It’s half time at COP 26, and the zero draft of the Glasgow final decision text is out. It lists the elements that the negotiators must agree upon, and finalise to inform countries on how to tackle the climate crisis. The negotiators have only five days and “hope is fading fast,” says a negotiator from Bangladesh commenting on the overwhelmingly weak text that has no reference to fossil fuel phase out.
This conspicuous omission is despite the warning from International Energy Agency that if the world is to deliver the goal of keeping global temperature rise to 1.5C there can be no new fossil fuel projects. Even after repeated admonishments by the UN Secretary General that the latest climate science must sound a “death knell for fossil fuels” not many countries are interested in ending fossil fuel exploration or production.
No one here is surprised, if COP 26 was a tug-of-war between the fossil fuel industry and developing countries, the former with 503 delegates (with affiliations to coal, oil and gas companies), a bigger group than any country’s national delegation by around two dozen people, is bound to win.

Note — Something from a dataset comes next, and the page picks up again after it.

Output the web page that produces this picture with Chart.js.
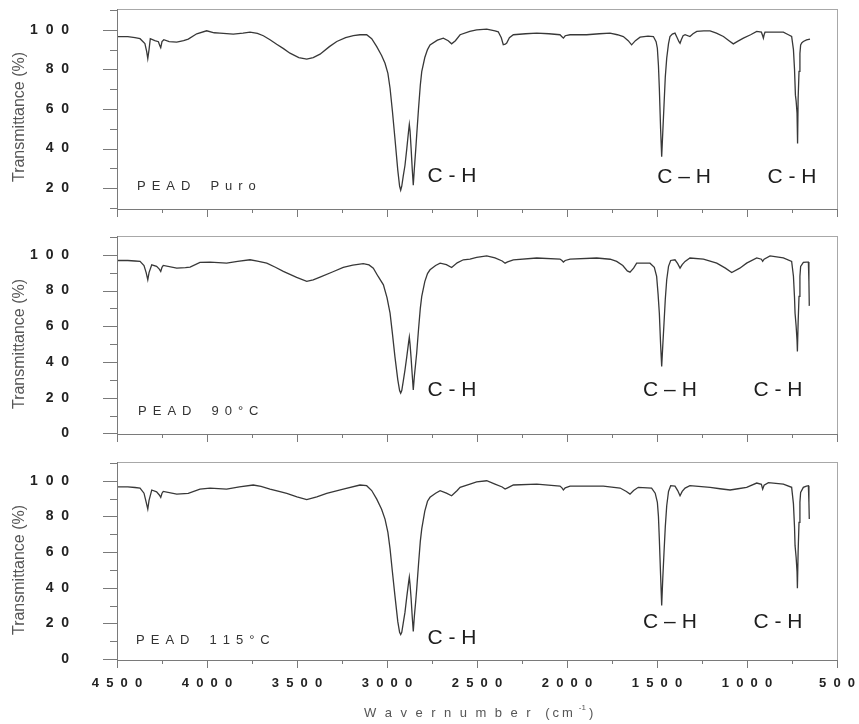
<!DOCTYPE html>
<html><head><meta charset="utf-8">
<script src="https://cdn.jsdelivr.net/npm/chart.js"></script>
<style>
html,body{margin:0;padding:0;background:#fff;}
#wrap{position:relative;width:859px;height:724px;overflow:hidden;background:#fff;}
canvas{position:absolute;left:0;}
</style></head><body>
<div id="wrap">
<canvas id="c1" width="859" height="226" style="top:0px"></canvas>
<canvas id="c2" width="859" height="226" style="top:226px"></canvas>
<canvas id="c3" width="859" height="272" style="top:452px"></canvas>
</div>
<script>
// ---------- DATA ----------
const xTickValues = [4500, 4000, 3500, 3000, 2500, 2000, 1500, 1000, 500];
const xMinorValues = [4250, 3750, 3250, 2750, 2250, 1750, 1250, 750];
const yTicksPuro = [20, 40, 60, 80, 100];
const yTicksHeated = [0, 20, 40, 60, 80, 100];
const yMinorValues = [10, 30, 50, 70, 90, 110];
const sampleNames = ['PEAD Puro', 'PEAD 90°C', 'PEAD 115°C'];
const bandLabels = ['C - H', 'C – H', 'C - H'];

const puroWn = [4500,4440,4400,4372,4345,4335,4329,4322,4315,4290,4270,4262,4257,4250,4240,4210,4168,4130,4104,4057,4002,3960,3928,3854,3800,3761,3720,3687,3650,3613,3575,3539,3490,3446,3410,3372,3320,3279,3230,3187,3150,3113,3085,3057,3030,3011,2995,2983,2970,2956,2940,2930,2924,2918,2910,2900,2890,2880,2876,2872,2866,2860,2854,2848,2840,2835,2825,2815,2807,2790,2775,2761,2720,2687,2660,2641,2620,2594,2540,2502,2446,2400,2382,2365,2354,2343,2335,2320,2298,2230,2168,2100,2039,2028,2020,2010,1983,1891,1820,1761,1720,1687,1660,1641,1620,1594,1550,1520,1505,1498,1492,1487,1480,1474,1468,1461,1454,1446,1436,1428,1415,1400,1388,1378,1372,1365,1355,1344,1317,1300,1279,1240,1205,1170,1131,1100,1076,1050,1020,980,946,920,913,909,905,900,850,798,770,752,742,736,731,727,722,719,716,711,706,702,695,687,669,650];
const puroT = [96.5,96.5,96,95.5,93,89,85.5,90,95.5,94.5,94,92,91,94,95,94,93.8,94.5,95.3,98,99.5,98.5,98.3,97.8,98.3,98.8,98.2,97,95,92.7,90.5,88.2,86,85.2,86,87.7,91.5,94.1,96,97.1,97.5,97.5,95.5,91.5,87,83.1,78,70.5,59,45.2,29,21,19,21,26,31.6,40,49,52.2,49,40,30,21.5,30,40,46.8,60,72,78.9,86,90,92.4,94.8,95.8,94.5,92.9,94.5,97.5,99.2,100,100.3,99.5,99,96,92.5,92.7,93.3,96,97.5,98,98.3,98,97.5,96.5,95.8,97,97.5,97.5,98,98.3,97.5,96.6,94.5,92.4,94.5,96.3,96.8,96.6,94,90.7,82,70.5,50,35.9,48,62,76,85.7,93,96.6,97.8,98.3,96,94,93.2,95,97,97.5,96.6,98,99.2,99.5,99.5,98.3,96.6,94.5,92.9,94.3,95.8,97.5,99.2,98.8,97,95.8,97.5,98.8,98.8,98.8,97.5,96.6,90,80,67,64,58,42.6,65,79,88,92.4,93.5,94.1,94.9,95.3];

const p90Wn = [4500,4440,4400,4372,4350,4338,4329,4322,4307,4280,4265,4257,4250,4243,4168,4120,4094,4039,3983,3891,3830,3761,3720,3668,3620,3576,3502,3446,3410,3372,3300,3243,3190,3132,3100,3076,3050,3020,3000,2983,2970,2956,2940,2930,2924,2918,2910,2900,2890,2880,2876,2872,2866,2860,2854,2848,2840,2835,2825,2815,2807,2790,2775,2761,2730,2705,2670,2641,2610,2576,2539,2502,2446,2400,2360,2344,2330,2298,2168,2039,2028,2020,2010,1983,1835,1760,1724,1690,1665,1650,1630,1613,1539,1515,1502,1494,1487,1480,1474,1468,1461,1454,1446,1436,1424,1400,1385,1372,1360,1344,1317,1242,1168,1120,1085,1040,1002,946,920,913,905,872,798,752,742,736,733,727,722,720,716,711,706,702,687,670,659,656,654];
const p90T = [96.8,96.8,96.5,96.3,94,90,86,90,94.4,93.5,92,90.7,93,94,92.5,92.8,93.1,95.7,95.9,95.3,96.3,97.2,96.5,95.3,93,90.7,87.3,85.1,86,87.5,90.5,92.9,94.2,95,94.3,92.5,88,83.2,76,67.3,56,43,30,24,22.6,24,29,35.6,43,51,53.9,50,42,33,24.4,32,40,45,58,70,76.7,85,89.5,91.6,94,95.3,94.5,92.9,95.5,97.2,97.6,98.5,99.4,98.2,96.5,95.3,96,97.2,98.2,97.6,96.8,95.9,96.8,97.6,98.2,97.5,96.3,94,91,90.3,92.5,95.3,95.3,93,87.9,78,67.3,50,37.5,49,61.8,75,86,93.5,96.8,97.2,95,92.5,94.5,96.3,98.2,97.6,95.3,92.5,90.1,92.5,95.3,98.2,97.5,96.3,97.5,99.4,98.2,96.3,88,76,67.3,60,52,45.9,62,76.7,88,93.5,95.7,95.9,95.9,85,71.4];

const p115Wn = [4500,4440,4400,4372,4350,4338,4329,4322,4307,4280,4265,4257,4250,4243,4168,4104,4039,3983,3891,3820,3743,3700,3650,3600,3557,3500,3446,3390,3335,3243,3150,3113,3085,3057,3030,3011,2995,2983,2970,2956,2940,2930,2924,2918,2910,2900,2890,2880,2876,2872,2866,2860,2854,2848,2840,2835,2825,2815,2807,2790,2775,2761,2730,2705,2670,2641,2610,2594,2539,2502,2446,2400,2360,2344,2330,2298,2168,2039,2028,2020,2010,1983,1798,1705,1670,1650,1630,1604,1530,1510,1498,1492,1487,1480,1474,1468,1461,1454,1446,1436,1424,1400,1385,1372,1360,1344,1317,1205,1150,1094,1050,1002,946,920,913,905,881,798,752,742,736,733,727,722,720,716,711,706,702,687,670,659,656,654];
const p115T = [96.6,96.6,96.2,95.9,93,88,84.1,89,94.8,93.8,92,90.7,93,94,92.5,92.9,95.3,95.9,95.3,96.5,97.6,96.8,95.3,94,92.9,91,89.4,91,92.9,95.3,97.6,97.2,94.5,89.7,84,78.5,71,61.8,49,35.6,21,15,13.8,15,20,26.3,35,43,45.9,42,34,24,15.5,24,33,39.3,53,66,73,83,88.5,90.7,93,94.4,93,91.6,94.5,96.3,98.1,99.4,100,98.1,96.5,95.3,96,97.6,98.1,97,96,94.8,96,97,97,95.9,94,92.5,94.5,96.3,95.9,93,87.9,80,67.3,47,30,45,59.9,74,86,94,97.2,97,94.5,91.6,94,95.9,97.2,96.3,95.5,94.8,95.5,96.3,98.7,98,95.3,97.5,98.9,98.1,96.3,87,74,63.6,57,49,39.7,60,76.7,88,93.5,96.3,97,97.2,88,78.5];

// ---------- LAYOUT / STYLE ----------
const FONT = "'Liberation Sans', Arial, Helvetica, sans-serif";
const spaced = s => String(s).split('').join('  ');

// annotation anchors in data coordinates (wavenumber, transmittance)
const notes = [
  {name:[4389, 21.0], bands:[[2639, 26.1],[1350, 25.6],[750, 25.6]]},
  {name:[4383, 12.1], bands:[[2639, 24.4],[1428, 24.4],[828, 24.4]]},
  {name:[4394, 10.4], bands:[[2639, 11.5],[1428, 20.5],[828, 20.5]]}
];

function spacedText(ctx, text, x, y, gap, wordGap) {
  for (const ch of text) {
    if (ch === ' ') { x += wordGap; continue; }
    ctx.fillText(ch, x, y);
    x += ctx.measureText(ch).width + gap;
  }
  return x;
}

const decor = {
  id: 'decor',
  afterDraw(chart, args, o) {
    const ctx = chart.ctx, a = chart.chartArea;
    const xs = chart.scales.x, ys = chart.scales.y;
    ctx.save();
    // frame
    ctx.lineWidth = 1;
    ctx.strokeStyle = '#a8a8a8';
    ctx.strokeRect(a.left + 0.5, a.top + 0.5, a.right - a.left, a.bottom - a.top);
    ctx.strokeStyle = '#7a7a7a';
    ctx.beginPath();
    ctx.moveTo(a.left + 0.5, a.top); ctx.lineTo(a.left + 0.5, a.bottom + 0.5);
    ctx.lineTo(a.right + 0.5, a.bottom + 0.5);
    // y ticks
    for (const v of o.yTicks) {
      const p = Math.round(ys.getPixelForValue(v)) + 0.5;
      ctx.moveTo(a.left - 14, p); ctx.lineTo(a.left, p);
    }
    for (const v of yMinorValues) {
      if (v < ys.min || v > ys.max) continue;
      const p = Math.round(ys.getPixelForValue(v)) + 0.5;
      ctx.moveTo(a.left - 7, p); ctx.lineTo(a.left, p);
    }
    // x ticks
    for (const v of xTickValues) {
      const p = Math.round(xs.getPixelForValue(v)) + 0.5;
      ctx.moveTo(p, a.bottom); ctx.lineTo(p, a.bottom + 8);
    }
    for (const v of xMinorValues) {
      const p = Math.round(xs.getPixelForValue(v)) + 0.5;
      ctx.moveTo(p, a.bottom); ctx.lineTo(p, a.bottom + 4);
    }
    ctx.stroke();

    // y title
    ctx.fillStyle = '#555';
    ctx.font = '16px ' + FONT;
    ctx.textAlign = 'center';
    ctx.textBaseline = 'middle';
    ctx.save();
    ctx.translate(20, a.top + 108);
    ctx.rotate(-Math.PI / 2);
    ctx.fillText('Transmittance (%)', 0, 0);
    ctx.restore();

    // sample name
    const n = notes[o.idx];
    ctx.fillStyle = '#333';
    ctx.font = '13px ' + FONT;
    ctx.textAlign = 'left';
    spacedText(ctx, sampleNames[o.idx], xs.getPixelForValue(n.name[0]), ys.getPixelForValue(n.name[1]), 6, 14);

    // band labels
    ctx.fillStyle = '#1e1e1e';
    ctx.font = '21px ' + FONT;
    ctx.textAlign = 'center';
    n.bands.forEach((b, i) => {
      ctx.fillText(bandLabels[i], xs.getPixelForValue(b[0]), ys.getPixelForValue(b[1]));
    });

    // x title (bottom panel)
    if (o.showX) {
      ctx.fillStyle = '#555';
      ctx.font = '13px ' + FONT;
      ctx.textAlign = 'left';
      const ty = 261;
      let x = spacedText(ctx, 'Wavernumber', 364, ty, 8.5, 8);
      x += 6;
      x = spacedText(ctx, '(cm', x, ty, 3, 3);
      x += 3;
      ctx.font = '8px ' + FONT;
      ctx.fillText('-1', x, ty - 5);
      x += ctx.measureText('-1').width + 3;
      ctx.font = '13px ' + FONT;
      ctx.fillText(')', x, ty);
    }
    ctx.restore();
  }
};

const panels = [
  {id:'c1', wn:puroWn, t:puroT, yMin:9.5, yMax:110.5, yTicks:yTicksPuro, padTop:9, xH:17, showX:false},
  {id:'c2', wn:p90Wn, t:p90T, yMin:-0.3, yMax:110.5, yTicks:yTicksHeated, padTop:10, xH:18, showX:false},
  {id:'c3', wn:p115Wn, t:p115T, yMin:-0.5, yMax:110.5, yTicks:yTicksHeated, padTop:10, xH:64, showX:true}
];

const hiddenGrid = len => ({display: true, drawOnChartArea: false, drawTicks: true, tickLength: len, color: 'rgba(0,0,0,0)'});

panels.forEach((p, idx) => {
  new Chart(document.getElementById(p.id), {
    type: 'line',
    data: {
      datasets: [{
        data: p.wn.map((w, i) => ({x: w, y: p.t[i]})),
        borderColor: '#383838',
        borderWidth: 1.3,
        pointRadius: 0,
        fill: false,
        tension: 0
      }]
    },
    options: {
      responsive: false,
      animation: false,
      devicePixelRatio: 1,
      layout: {padding: {top: p.padTop, right: 22, left: 0, bottom: 0}},
      plugins: {
        legend: {display: false},
        tooltip: {enabled: false},
        decor: {idx: idx, yTicks: p.yTicks, showX: p.showX}
      },
      scales: {
        x: {
          type: 'linear', reverse: true, min: 500, max: 4500,
          afterBuildTicks: s => { s.ticks = xTickValues.map(v => ({value: v})); },
          afterFit: s => { s.height = p.xH; },
          grid: hiddenGrid(16),
          border: {display: false},
          ticks: {
            display: p.showX, autoSkip: false, maxRotation: 0, padding: 0,
            color: '#222', font: {family: FONT, size: 13, weight: 'bold'},
            callback: v => spaced(v)
          }
        },
        y: {
          type: 'linear', min: p.yMin, max: p.yMax,
          afterBuildTicks: s => { s.ticks = p.yTicks.map(v => ({value: v})); },
          afterFit: s => { s.width = 117; },
          grid: hiddenGrid(48),
          border: {display: false},
          ticks: {
            padding: 0, color: '#222',
            font: {family: FONT, size: 14, weight: 'bold'},
            callback: v => spaced(v)
          }
        }
      }
    },
    plugins: [decor]
  });
});
</script>
</body></html>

Meanwhile, after the grandiose and bombastic announcements by world leaders in the opening segment of COP 26, negotiations have slowed down with unresolved issues including longstanding bugbears such as common time frame for Nationally Determined Contributions (NDCs), Article 6 that deals with market-based mechanisms, and non-market approaches to emissions reductions, climate finance, and transparency frameworks.
Six years after the Paris Agreement, countries are still unable to find consensus on what common timeframes should be adopted for the implementation of Nationally Determined Contributions (NDCs), i.e. how long will it take to meet the commitments made, and how to schedule future updates. The technical negotiation session failed to find a common ground, and currently nine different options have emerged which have been forwarded for further discussion to the ministerial segment of the COP.
Article 6 was always on shaky grounds, given the failure of previous attempts to monetise and account for offsets of emissions in one part of the world with reduction in others with carbon credits aka certified emission reductions (CERs), as countries openly started double accounting of carbon credits garnered from clean development projects. At half time, there is still no clarity on how the CERs will be adjusted with emissions reductions within and outside country-specific reductions from the NDCs.
Conspicuous by its absence is climate finance, for mitigation, adaptation and loss and damage, and may well be the deal breaker at COP 26. Prime Minister Narendra Modi has asked for $1 trillion for developing world while the African Group of Nations are demanding a $1.3tn per year delivery plan by 2030. However, the $100bn per year by 2020 promise is yet to reach developing countries. To add to it, despite a massive push by the civil society organisations (CSOs) here, discussions on how loss and damage due to Climate Change (L&D) should be compensated also remained unresolved.
Rich countries’ refusal to discuss L&D is “diplomatic bullying”, said Bolivia’s chief negotiator, Diego Pacheco Balanza. He said there has been a systematic attempt by developed countries to remove all discussion about compensation, and direct climate finance from the negotiations. There has also been no progress on adaptation finance, and the formulation of a global goal of adaptation that is supposed to mobilise financial flows for adaptation.
Finally, on transparency frameworks, essential for enhancing transparency in the implementation of the Paris Agreement especially for reporting on the NDCs finance and technology, is stuck with no progress due to a number of unresolved issues. Reportedly developing countries have indicated that no package on transparency can be reached unless there is progress on a programme of support and capacity building under Article 13 of the Paris Agreement.
On November 9 evening, the UNEP launched its annual Emissions Gap Report 2021, which shows that new national climate pledges combined with other proposed mitigation measures still puts the world on track for a global temperature rise of 2.7°C by the end of the century as many national climate plans have delayed action until after 2030.
At half time of COP 26, it is increasingly doubtful that the ‘last chance for climate’ summit will deliver on the UK COP presidency’s ambition, and we will leave Glasgow with a huge gap between where we are, and where we need to be to halve global emissions this decade to keep temperatures rise well within the required 1.5C.
Update: The COP26 presidency released second detailed version overnight (on November 10) which includes a first ever reference to Fossil fuels wherein it “Calls upon Parties to accelerate the phasing-out of coal and subsidies for fossil fuels"
(Shailendra Yashwant is currently in Glasgow covering the COP26.)Views are personal and do not represent the stand of this publication.